Funded by the National Science Foundation, the study may be the first of its kind in engineering education
Resilience is a vital goal of engineering. When designing buildings and infrastructure, engineers want to create structures and systems that can adapt, absorb and respond to disruptive events.
But what about the engineers themselves?
In what may be the first study on resilience in engineering education, researchers in the University of Georgia College of Engineering are examining the role that academic resilience plays in enhancing student performance in challenging core engineering courses. Their goal is to better equip undergraduates to succeed in college and to deal more effectively with professional challenges after graduation.
“We’re particularly interested in how students respond if their initial efforts aren’t as good as they want them to be,” said Peter Carnell (pictured above), a professor of practice and the study’s principal investigator. “Resilience is the ability to adapt well in the face of adversity. It’s a valuable skill because it helps students and professionals successfully navigate difficulties and overcome setbacks.”
The study, funded by the National Science Foundation, will mix quantitative and qualitative methods to explore the relationships between resilience and academic achievement. Students participating in the study will complete resilience surveys and receive a resilience profile based on their responses. In detailing students’ specific resilience skills – such as perseverance, optimism and self-control – this profile may help students play to their strengths and develop strategies for working around their weaknesses. Class discussions will focus on the connections between resilience and academic success.

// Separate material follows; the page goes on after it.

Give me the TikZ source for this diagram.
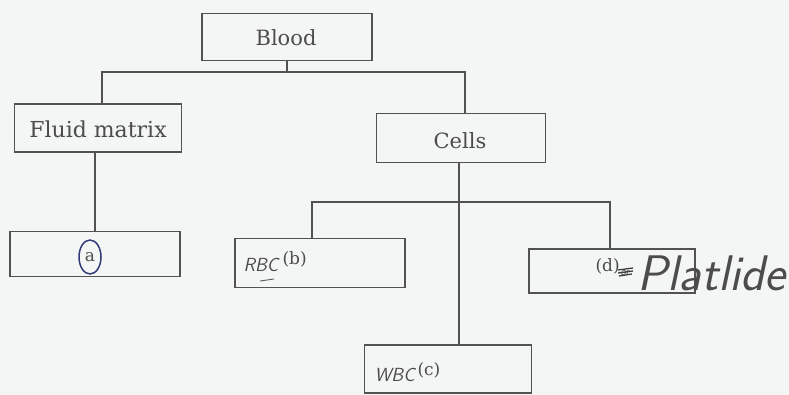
\documentclass[tikz,border=0pt]{standalone}
\usepackage{fontspec}
\setmainfont{DejaVu Serif}
\begin{document}
\begin{tikzpicture}[x=1pt,y=-1pt,
  ink/.style={draw=black!68,line width=1.1pt},
  box/.style={ink,rectangle,inner sep=0pt},
  printed/.style={text=black!70,font=\fontsize{21}{24}\selectfont},
  small/.style={text=black!70,font=\fontsize{17}{20}\selectfont},
  hand/.style={text=black!70,font=\sffamily\itshape\fontsize{19}{22}\selectfont},
  link/.style={ink}]
  % paper
  \fill[fill={rgb,255:red,244;green,246;blue,245}] (0,0) rectangle (789,395);
  \useasboundingbox (0,0) rectangle (789,395);

  % boxes
  \node[box,minimum width=170pt,minimum height=47pt] (blood) at (287,37) {};
  \node[box,minimum width=167pt,minimum height=48pt] (fluid) at (98,128) {};
  \node[box,minimum width=169pt,minimum height=49pt] (cells) at (461,138) {};
  \node[box,minimum width=170pt,minimum height=45pt] (plasma) at (95,254) {};
  \node[box,minimum width=170pt,minimum height=49pt] (rbc) at (320,263) {};
  \node[box,minimum width=166pt,minimum height=44pt] (plate) at (612,271) {};
  \node[box,minimum width=167pt,minimum height=48pt] (wbc) at (448,369) {};

  % printed labels
  \node[printed] (tblood) at (286,38) {Blood};
  \node[printed,font=\fontsize{22}{24}\selectfont] (tfluid) at (98,129) {Fluid matrix};
  \node[printed] (tcells) at (460,141) {Cells};
  \node[small] (ta) at (90,257) {a};
  \draw[draw={rgb,255:red,50;green,60;blue,120},line width=1.5pt]
    (ta) ellipse (11pt and 17pt);

  % labels written in by hand, with the printed letters
  \node[hand,anchor=west] (trbc) at (240,265) {RBC};
  \draw[draw=black!65,line width=0.9pt] (260,281) -- (274,279);
  \node[small,anchor=west] (tb) at (279,259) {(b)};
  \node[hand,anchor=west] (twbc) at (371,375) {WBC};
  \node[small,anchor=west] (tc) at (414,370) {(c)};
  \node[small,anchor=west] (td) at (592,266) {(d)};
  \node[hand,anchor=west,font=\sffamily\itshape\fontsize{11}{12}\selectfont] (tor) at (617,273) {or};
  \draw[draw=black!75,line width=1.3pt] (618,270) -- (633,268) (618,273) -- (633,271) (619,276) -- (632,274);
  \node[hand,anchor=base west,font=\sffamily\itshape\fontsize{50}{52}\selectfont] (tplt) at (634,290) {Platlide};

  % connectors
  \coordinate (bj) at (287,72);
  \coordinate (cj) at (460,202);
  \draw[link] (blood.south) -- (bj);
  \draw[link] ([xshift=4pt]fluid.north) |- (bj) -| ([xshift=4pt]cells.north);
  \draw[link] ([xshift=-3pt]fluid.south) -- (plasma.north);
  \draw[link] ([xshift=-2pt]cells.south) -- ([xshift=-2pt]cells.south |- wbc.north);
  \draw[link] ([xshift=-8pt]rbc.north) |- (cj) -| ([xshift=-2pt]plate.north);
\end{tikzpicture}
\end{document}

“We believe students will benefit from better understanding resilience, from becoming more aware of its role in their performance, and from strengthening their resilience skills,” said Carnell.
In addition, the researchers believe findings from the study have the potential to dramatically enhance student and faculty understandings of the importance of professional skills in learning technical material in engineering and other STEM disciplines.
“Practicing engineers are well aware of the importance of professional skills, or soft skills, but it can be hard to communicate this to students,” said Nicola Sochacka, a research scientist in the College of Engineering and a co-investigator. “By connecting professional skills to academic performance in core courses, such as engineering statics, students get to see how professional skills can support the development of technical expertise.”
The project grew out of a collaboration in the Engineering Education Transformations Institute (EETI) in the UGA College of Engineering. EETI is a community of faculty, staff, graduate students and undergraduate students pursuing research aimed at improving the educational experience of engineering students.
“This project, which involves faculty members and undergraduate researchers, is a perfect example of how engineering education research at UGA is producing cutting-edge knowledge that directly benefits students in our programs,” said Nathaniel Hunsu, an assistant professor and co-investigator.